A little light exercise by bike not only gets you home quicker but also totally avoids the post modern conundrum whereby people are driving home in their cars for a hour, in order to then drive to the gym for an hour to exercise...  Go by bike and save yourself the time and money.  Oh, and you're improving your mental well-being, and knocking the years off too.  Best of all you'll feel better about yourself for it.

So thanks, Dottie, for this week's reason of 101 to love cycling in London: it raises your self esteem!

5 comments:

Marsha said...

I follow your blog and Dottie's blog daily. It's wonderful to see this connection. Is the bicycle world so small after all??

Mark said...

Hi Marsha, it IS a small world after all! I do worry sometimes that cycle blogs are only actually read by a small handful of people and the same 10 or so bloggers going round in circles ;-)

I thought Dottie's words were so inspirational that they were worthy of repeating here. Thanks for following and I hope you continue to enjoy what I write.

Anne said...

I re-relayed Dottie's inspirational words myself yesterday. She's a gem.

I think the bike blogging world is sort of small, but I bet you and Dottie and Copenhagenize and the other kool kidz have a lot more readers than commenters, folks who drop by for inspiration but may not be quite as structured about blog feeds and daily reading (read: not such massive geeks) as I am.

Mark said...

Hey Anne, thanks for your kind words. I'm thrilled that you list me in such great company. The kool kidz indeed.

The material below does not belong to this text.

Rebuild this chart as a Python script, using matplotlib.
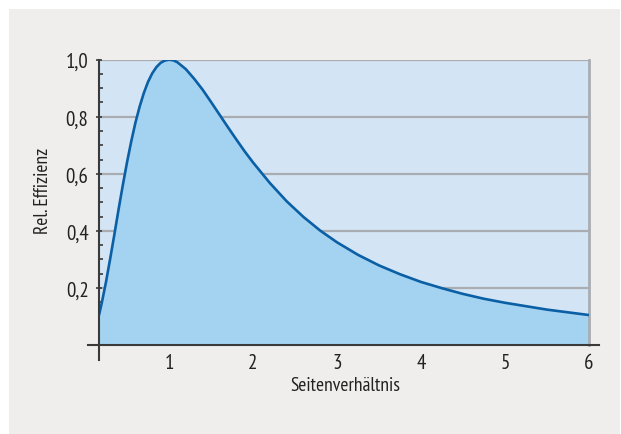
import matplotlib
matplotlib.use("Agg")
import matplotlib.pyplot as plt
from matplotlib.patches import Rectangle
from matplotlib.ticker import MultipleLocator, FixedLocator

plt.rcParams['font.family'] = ['PT Sans Narrow', 'Fira Sans Condensed', 'Asap Condensed', 'DejaVu Sans']

# data
ratio = [0.167, 0.2, 0.25, 0.3, 0.35, 0.4, 0.45, 0.5, 0.55, 0.6, 0.65, 0.7, 0.75,
         0.8, 0.85, 0.9, 0.95, 1.0, 1.05, 1.1, 1.2, 1.3, 1.4, 1.5, 1.6, 1.7, 1.8,
         1.9, 2.0, 2.2, 2.4, 2.6, 2.8, 3.0, 3.25, 3.5, 3.75, 4.0, 4.25, 4.5, 4.75,
         5.0, 5.5, 6.0]
efficiency = [0.105, 0.148, 0.221, 0.303, 0.388, 0.476, 0.560, 0.640, 0.713, 0.779, 0.835,
              0.883, 0.922, 0.952, 0.974, 0.989, 0.997, 1.000, 0.998, 0.991, 0.967, 0.933,
              0.895, 0.852, 0.808, 0.764, 0.721, 0.679, 0.640, 0.568, 0.504, 0.449, 0.401,
              0.360, 0.316, 0.279, 0.248, 0.221, 0.199, 0.179, 0.162, 0.148, 0.124, 0.105]
x_ticks = [1, 2, 3, 4, 5, 6]
x_labels = ['1', '2', '3', '4', '5', '6']
y_ticks = [0.2, 0.4, 0.6, 0.8, 1.0]
y_labels = ['0,2', '0,4', '0,6', '0,8', '1,0']

W, H = 621, 435
fig = plt.figure(figsize=(W / 100, H / 100), dpi=100)
fig.patch.set_facecolor('white')
bg = fig.add_axes([0, 0, 1, 1], zorder=-10)
bg.set_axis_off()
bg.set_xlim(0, W)
bg.set_ylim(H, 0)
bg.add_patch(Rectangle((9, 10), 611, 425, facecolor='#efeeec', edgecolor='none'))

L, R, T, B = 99, 589, 60.7, 346
ax = fig.add_axes([L / W, (H - B) / H, (R - L) / W, (B - T) / H], zorder=1)
ax.set_facecolor('#d3e5f5')
ax.set_xlim(1 / 6, 6)
ax.set_ylim(0, 1.0)

ax.fill_between(ratio, efficiency, 0, color='#a3d3f0', zorder=2, linewidth=0)
ax.plot(ratio, efficiency, color='#0b5fa5', linewidth=1.9, zorder=4,
        solid_capstyle='butt', solid_joinstyle='round')

for v in y_ticks:
    ax.axhline(v, color='#a9adb2', linewidth=1.6, zorder=1)

ax.spines['top'].set_visible(False)
ax.spines['right'].set_color('#a9adb2')
ax.spines['right'].set_linewidth(2)
ax.spines['left'].set_visible(False)
ax.spines['bottom'].set_visible(False)

# extended axis lines
ax.plot([-0.0224, 1.0204], [0, 0], transform=ax.transAxes, color='#3a3a3a',
        linewidth=1.5, clip_on=False, zorder=5)
ax.plot([0, 0], [-0.0526, 1.0], transform=ax.transAxes, color='#3a3a3a',
        linewidth=1.5, clip_on=False, zorder=5)

ax.xaxis.set_major_locator(FixedLocator(x_ticks))
ax.set_xticklabels(x_labels)
ax.xaxis.set_minor_locator(MultipleLocator(0.2))
ax.yaxis.set_major_locator(FixedLocator(y_ticks))
ax.set_yticklabels(y_labels)
ax.yaxis.set_minor_locator(MultipleLocator(0.05))

ax.tick_params(axis='x', which='major', direction='in', length=4.5, width=1.2,
               color='#3a3a3a', labelsize=15, pad=5.5, labelcolor='#222222')
ax.tick_params(axis='x', which='minor', direction='in', length=3, width=1.2,
               color='#3a3a3a')
ax.tick_params(axis='y', which='major', direction='inout', length=5, width=1.2,
               color='#3a3a3a', labelsize=15, pad=5, labelcolor='#222222')
ax.tick_params(axis='y', which='minor', direction='in', length=3, width=1.2,
               color='#3a3a3a')
for t in ax.xaxis.get_major_ticks() + ax.xaxis.get_minor_ticks() + \
         ax.yaxis.get_major_ticks() + ax.yaxis.get_minor_ticks():
    t.tick1line.set_zorder(6)

fig.text(345 / W, 1 - 386 / H, 'Seitenverhältnis', ha='center', va='center',
         fontsize=14, color='#222222')
fig.text(42.5 / W, 1 - 191 / H, 'Rel. Effizienz', ha='center', va='center',
         rotation=90, fontsize=14, color='#222222')

fig.savefig('out.png', dpi=100, facecolor=fig.get_facecolor())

You're right, I have many more visitors than commentators; I'm thinking of doing a re-design soonish to make it easier to find the post a comment button as I do love the interaction and hearing from so many different people.

Dottie said...

Thank YOU, Mark! You put it so well and it's interesting to hear about it from a man's perspective. The bike has given me mental and geographical independence I hadn't foreseen, either. The city is so much smaller in both respects once surmountable by bike. I imagine Chicago and London have that in common.